The Central London County Court has awarded data protection and misuse of private information damages totalling £9,000 to former police officer Andrea Brown. In a judgment [pdf] handed down on 7 October 2016, HHJ Luba QC order the Metropolitan Police to pay £6,000 and the Greater Manchester Police to pay £3,000.
The claim arose out of a request made by the Metropolitan Police for information about Ms Brown’s travel arrangements whilst on sick leave. She had flown to Barbados with her daughter and the police sought information about her from the National Board Targeting Centre (“NBTC”) which is managed by the Greater Manchester Police.

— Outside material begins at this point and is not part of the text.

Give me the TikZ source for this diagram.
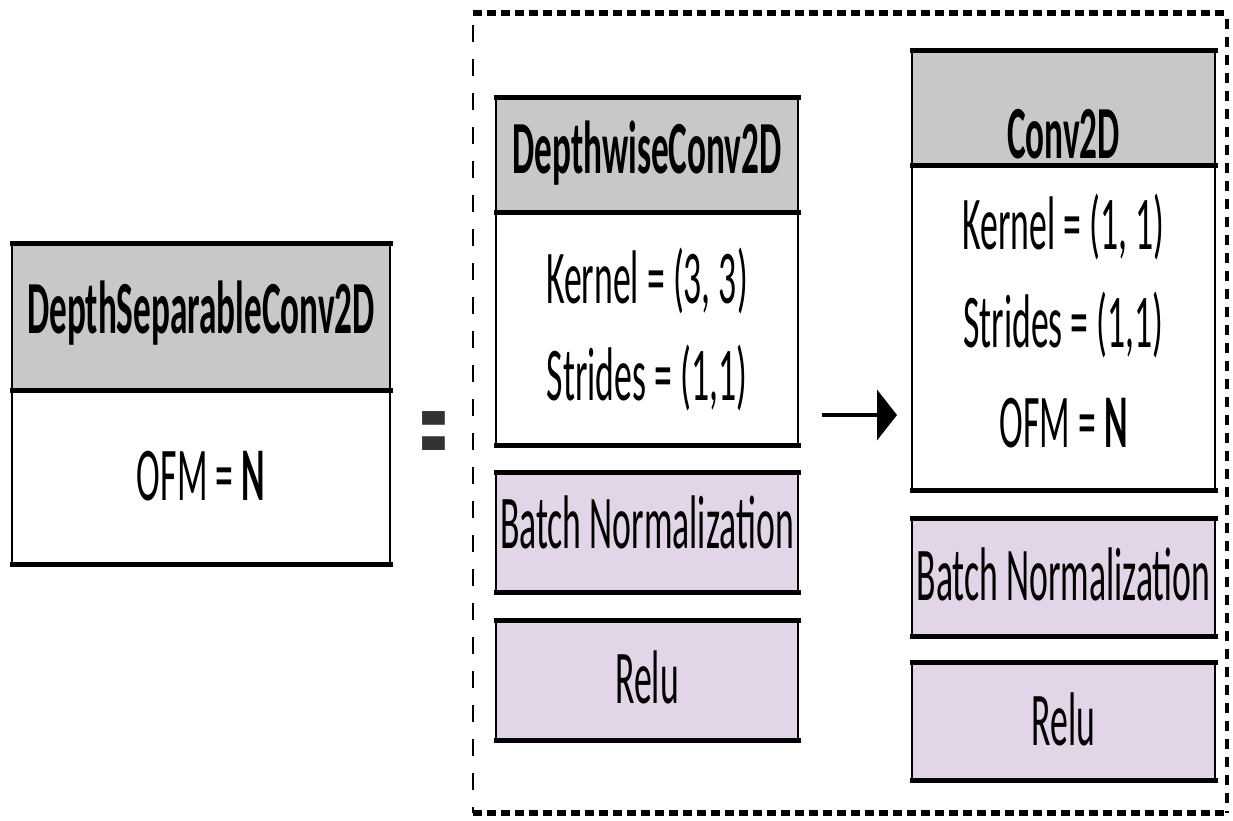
\documentclass[tikz,border=0pt]{standalone}
\usepackage{fontspec}
\usepackage{graphicx}
\setmainfont{Carlito}
\usetikzlibrary{arrows.meta}
\definecolor{hdrgray}{HTML}{C8C8C8}
\definecolor{lav}{HTML}{E1D5E7}
\definecolor{eqgray}{HTML}{333333}
\newcommand\sq[1]{\scalebox{0.47}[1]{#1}}
\newcommand\boxborder[1]{%
  \draw[sideline] (#1.north west) -- (#1.south west) (#1.north east) -- (#1.south east);
  \draw[tbline] (#1.north west) -- (#1.north east) (#1.south west) -- (#1.south east);}
\begin{document}
\begin{tikzpicture}[x=1pt,y=-1pt,
  boxshape/.style={rectangle, inner sep=0pt, outer sep=0pt, draw=none},
  hdrbox/.style={boxshape, fill=hdrgray},
  bodybox/.style={boxshape, fill=white},
  lavbox/.style={boxshape, fill=lav},
  sideline/.style={line width=2.5pt, black},
  tbline/.style={line width=5pt, black, line cap=rect},
  txt/.style={inner sep=0pt, anchor=base, font=\fontsize{76}{90}\selectfont},
  btxt/.style={txt, font=\fontsize{75}{90}\selectfont\bfseries},
]
\useasboundingbox[fill=white] (0,0) rectangle (1233,820);

% left block
\node[hdrbox, minimum width=378pt, minimum height=147pt] (lh) at (201,316.5) {};
\node[bodybox, minimum width=378pt, minimum height=174pt] (lb) at (201,477) {};
\boxborder{lh}\boxborder{lb}
\node[btxt] (lht) at (201,333) {\sq{DepthSeparableConv2D}};
\node[txt] (lbt) at (201,500) {\sq{OFM = \textbf{N}}};

% equals sign
\node[inner sep=0pt, anchor=base, text=eqgray, font=\fontsize{150}{160}\selectfont\bfseries] (eq) at (434,478) {\scalebox{0.36}[1]{=}};

% dashed frame
\node[boxshape, minimum width=754pt, minimum height=800pt] (fr) at (850,413) {};
\draw[line width=6pt, dash pattern=on 9pt off 5pt] (fr.north west) -- (fr.north east);
\draw[line width=6pt, dash pattern=on 9pt off 5pt] (fr.south west) -- (fr.south east);
\draw[line width=2pt, dash pattern=on 17pt off 17pt] (fr.north west) ++(0,12) -- (fr.south west);
\draw[line width=4pt, dash pattern=on 10pt off 8pt] (fr.north east) ++(0,6) -- (fr.south east);

% depthwise column
\node[hdrbox, minimum width=302pt, minimum height=115pt] (dwh) at (647,154.5) {};
\node[bodybox, minimum width=302pt, minimum height=233pt] (dwb) at (647,328.5) {};
\node[lavbox, minimum width=302pt, minimum height=120pt] (dwn) at (647,532) {};
\node[lavbox, minimum width=302pt, minimum height=120pt] (dwr) at (647,680) {};
\boxborder{dwh}\boxborder{dwb}\boxborder{dwn}\boxborder{dwr}
\node[btxt] (dwht) at (647,173) {\sq{DepthwiseConv2D}};
\node[txt] (dwk) at (647,303) {\sq{Kernel = (3, 3)}};
\node[txt] (dws) at (647,400) {\sq{Strides = (1,1)}};
\node[txt] (dwnt) at (647,548) {\sq{Batch Normalization}};
\node[txt] (dwrt) at (647,703) {\sq{Relu}};

% arrow
\coordinate (a1) at (822,415);
\coordinate (a2) at (897,415);
\draw[line width=4.5pt, -{Triangle[length=20pt,width=50pt]}] (a1) -- (a2);

% conv2d column
\node[hdrbox, minimum width=303pt, minimum height=115pt] (cvh) at (1063.5,107.5) {};
\node[bodybox, minimum width=303pt, minimum height=325pt] (cvb) at (1063.5,327.5) {};
\node[lavbox, minimum width=303pt, minimum height=118pt] (cvn) at (1063.5,577) {};
\node[lavbox, minimum width=303pt, minimum height=118pt] (cvr) at (1063.5,721) {};
\boxborder{cvh}\boxborder{cvb}\boxborder{cvn}\boxborder{cvr}
\node[btxt] (cvht) at (1063.5,158) {\sq{Conv2D}};
\node[txt] (cvk) at (1063.5,249) {\sq{Kernel = (1, 1)}};
\node[txt] (cvs) at (1063.5,347) {\sq{Strides = (1,1)}};
\node[txt] (cvo) at (1063.5,447) {\sq{OFM = \textbf{N}}};
\node[txt] (cvnt) at (1063.5,600) {\sq{Batch Normalization}};
\node[txt] (cvrt) at (1063.5,745) {\sq{Relu}};
\end{tikzpicture}
\end{document}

The NBTC provided details of Ms Brown’s trip along with her name, date of birth,national, passport number and of 15 flights taken by her over a 6 year period. It also provided details about her daughter. Further information was sought and provided about the trip. The information was then used as part of police disciplinary proceedings concerning an allegation of unauthorised absence abroad.
The defendants admitted liability for breaches of the Data Protection Act 1998 and for wrongful interference with Ms Brown’s Article 8 rights. The Judge held that a claim for misuse of private information was also made out. He dismissed a claim for misfeasance in public office.
The Judge accepted that the breaches had caused shock and upset to Ms Brown and that they were not “technical” or inadvertent. He did not, however, accepted that the situation had an adverse effect on her health.
The Judge dismissed Ms Brown’s claims for declaratory relief and aggravated damages.
In assessing general damages the Judge took into account two matters
- On the one hand, the fact that the defendants were both police forces who might have been expected to obey the legal requirements rather than transgress them but, in fact, pursued the requests cavalierly.
- On the other hand, the fact that there was not wide dissemination of the information for profit.
After considering the authorities and Counsel’s submissions the Judge concluded
“In my judgment, the award made must be substantial. The personal information disclosed was not of the highest order of sensitivity but it was wrongly sought, obtained and disclosed by state authorities in their accessing of data initially obtained and held so as to be available for quite different and limited purposes … But this was not repeated misuse or abuse of personal data nor the disclosure of highly personal material for pain, for wide distribution or with the intention to injure or embarrass” [73- 74]
As a result, the Judge rejected the £10,000 “starting point” in Gulati v MGN, but made an award of £9,000, apportioned two-thirds/one-third between the Metropolitan Police and the Greater Manchester Police.